Like a doctor who knows his patient’s only hope is through radical medical intervention, God tells us the truth about our hearts. And then He provides the antidote. Because of the free gift of Jesus’ sacrifice, we can be whole and clean and perfect and complete.
God has seen our deepest, darkest secrets – even things no one else knows about – and knows just how dark and twisted and bad we are.
But He didn’t leave.
All of these fears we have that people will decide we aren’t worth their time and walk away?
We are not worth God’s time. But He isn’t leaving.

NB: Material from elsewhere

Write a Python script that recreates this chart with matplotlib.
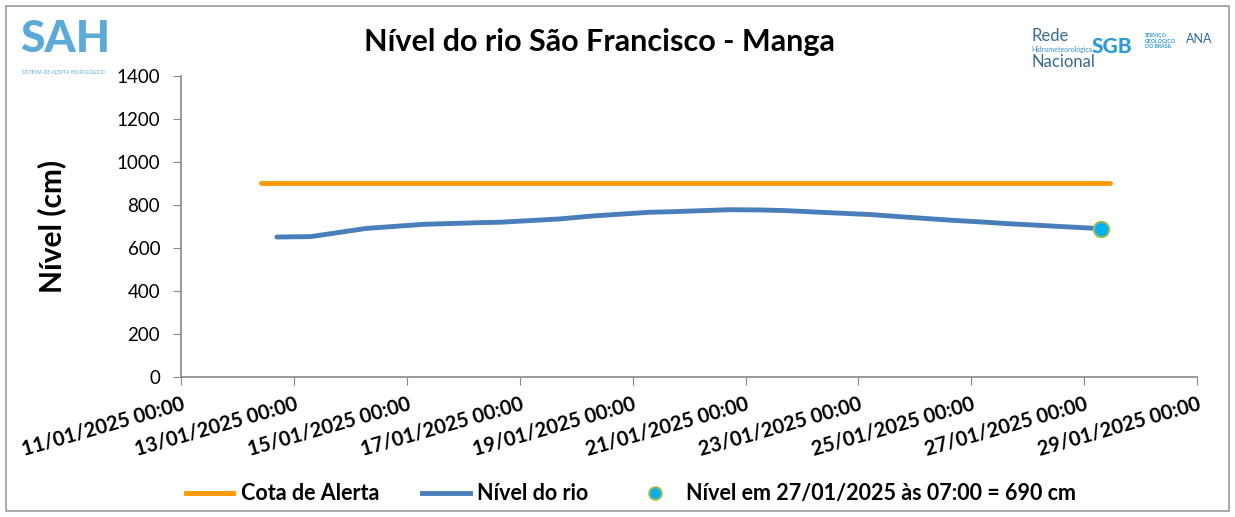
import matplotlib
matplotlib.use("Agg")
import matplotlib.pyplot as plt
import matplotlib.dates as mdates
from matplotlib.lines import Line2D
from matplotlib.patches import Rectangle
import pandas as pd

plt.rcParams["font.family"] = ["Lato", "DejaVu Sans"]

# dados
nivel_datas = [
    "2025-01-12 16:45", "2025-01-13 07:10", "2025-01-14 06:40", "2025-01-15 07:00",
    "2025-01-16 07:10", "2025-01-16 16:00", "2025-01-17 16:50", "2025-01-18 07:00",
    "2025-01-19 07:00", "2025-01-19 17:15", "2025-01-20 16:50", "2025-01-21 06:15",
    "2025-01-21 16:50", "2025-01-22 06:15", "2025-01-23 06:00", "2025-01-23 15:50",
    "2025-01-24 15:35", "2025-01-25 06:00", "2025-01-25 15:50", "2025-01-27 07:00",
]
nivel_cm = [651, 653, 691, 710, 718, 720, 735, 749, 766, 769,
            778, 777, 774, 767, 755, 747, 729, 720, 713, 690]
alerta_datas = ["2025-01-12 10:00", "2025-01-27 11:00"]
alerta_cm = [900, 900]
ultimo_data = "2025-01-27 07:00"
ultimo_cm = 690

x_ticks = pd.date_range("2025-01-11", "2025-01-29", freq="2D")
y_ticks = list(range(0, 1401, 200))


def main():
    fig = plt.figure(figsize=(12.35, 5.17), dpi=100)
    ax = fig.add_axes([0.1466, 0.2708, 0.8227, 0.5822])

    t_nivel = pd.to_datetime(nivel_datas)
    t_alerta = pd.to_datetime(alerta_datas)

    ax.plot(t_alerta, alerta_cm, color="#FF9900", lw=3.5, solid_capstyle="round")
    ax.plot(t_nivel, nivel_cm, color="#4A7EBB", lw=3.5, solid_capstyle="round")
    ax.plot(pd.to_datetime([ultimo_data]), [ultimo_cm], "o", ms=11,
            mfc="#00B0F0", mec="#9BBB59", mew=1.5, zorder=5)

    ax.set_xlim(x_ticks[0], x_ticks[-1])
    ax.set_ylim(0, 1400)
    ax.set_yticks(y_ticks)
    ax.set_xticks(x_ticks)
    ax.xaxis.set_major_formatter(mdates.DateFormatter("%d/%m/%Y %H:%M"))
    for lab in ax.get_xticklabels():
        lab.set_rotation(16)
        lab.set_ha("right")
        lab.set_rotation_mode("anchor")
        lab.set_fontweight("bold")
        lab.set_fontsize(14.5)
    ax.tick_params(axis="y", labelsize=13.5, length=6, color="#888888", pad=9)
    ax.tick_params(axis="x", length=6, color="#888888", pad=6)

    for s in ["top", "right"]:
        ax.spines[s].set_visible(False)
    ax.spines["left"].set_color("#888888")
    ax.spines["bottom"].set_color("#888888")
    ax.spines["left"].set_linewidth(1.2)
    ax.spines["bottom"].set_linewidth(1.2)

    ax.set_ylabel("Nível (cm)", fontsize=21.5, fontweight="bold", labelpad=36)
    fig.text(0.485, 0.918, "Nível do rio São Francisco - Manga", ha="center",
             va="center", fontsize=22, fontweight="bold")

    # logos (texto)
    fig.text(0.016, 0.925, "SAH", color="#5BAAD8", fontsize=32, fontweight="black",
             va="center", ha="left")
    fig.text(0.018, 0.86, "SISTEMA DE ALERTA HIDROLÓGICO", color="#5BAAD8",
             fontsize=3.5, va="center", ha="left")
    fig.text(0.835, 0.915, "Rede", color="#3A6A8C", fontsize=12, va="bottom", ha="left")
    fig.text(0.835, 0.905, "Hidrometeorológica", color="#3A8FC0", fontsize=5, va="center", ha="left")
    fig.text(0.835, 0.895, "Nacional", color="#3A6A8C", fontsize=12, va="top", ha="left")
    fig.text(0.884, 0.91, "SGB", color="#2E9BD6", fontsize=15, fontweight="black",
             va="center", ha="left")
    fig.text(0.927, 0.92, "SERVIÇO\nGEOLÓGICO\nDO BRASIL", color="#2E9BD6", fontsize=3.8,
             fontweight="bold", va="center", ha="left", linespacing=1.1)
    fig.text(0.96, 0.925, "ANA", color="#2E6DA4", fontsize=9, va="center", ha="left")

    handles = [
        Line2D([], [], color="#FF9900", lw=3.5),
        Line2D([], [], color="#4A7EBB", lw=3.5),
        Line2D([], [], ls="none", marker="o", ms=9, mfc="#00B0F0", mec="#9BBB59", mew=1.5),
    ]
    labels = ["Cota de Alerta", "Nível do rio", "Nível em 27/01/2025 às 07:00 = 690 cm"]
    fig.legend(handles, labels, loc="center", bbox_to_anchor=(0.511, 0.045), ncol=3,
               frameon=False, prop={"weight": "bold", "size": 15.5}, handlelength=2.2,
               columnspacing=2.0, handletextpad=0.35)

    fig.patches.append(Rectangle((0.005, 0.012), 0.99, 0.976, transform=fig.transFigure,
                                 fill=False, edgecolor="#999999", lw=1.2))

    fig.savefig("out.png", dpi=100)


if __name__ == "__main__":
    main()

He paid the debt for our darkness by giving His own Son, and freely offers to accept us as His own. His adopted children.
All of those fears and insecurities have no basis anymore. We have been made alive! We have been given the perfect righteousness of Christ! We are loved by God!
And when God is for us, “who can be against us?” (Romans 8:31).
The thoughts and opinions of man hold no weight when we have been uber-generously given the acceptance of God. We have every spiritual blessing (Ephesians 13-4). We are children of God (1 John 3:1).
We are free. Free from trying to measure up or resting on our own abilities to be enough. Free from bondage to others’ expectations or our own goals. Free to live for the God who rescued us—and for Him alone.
“So if the Son sets you free, you will be free indeed” (John 8:36).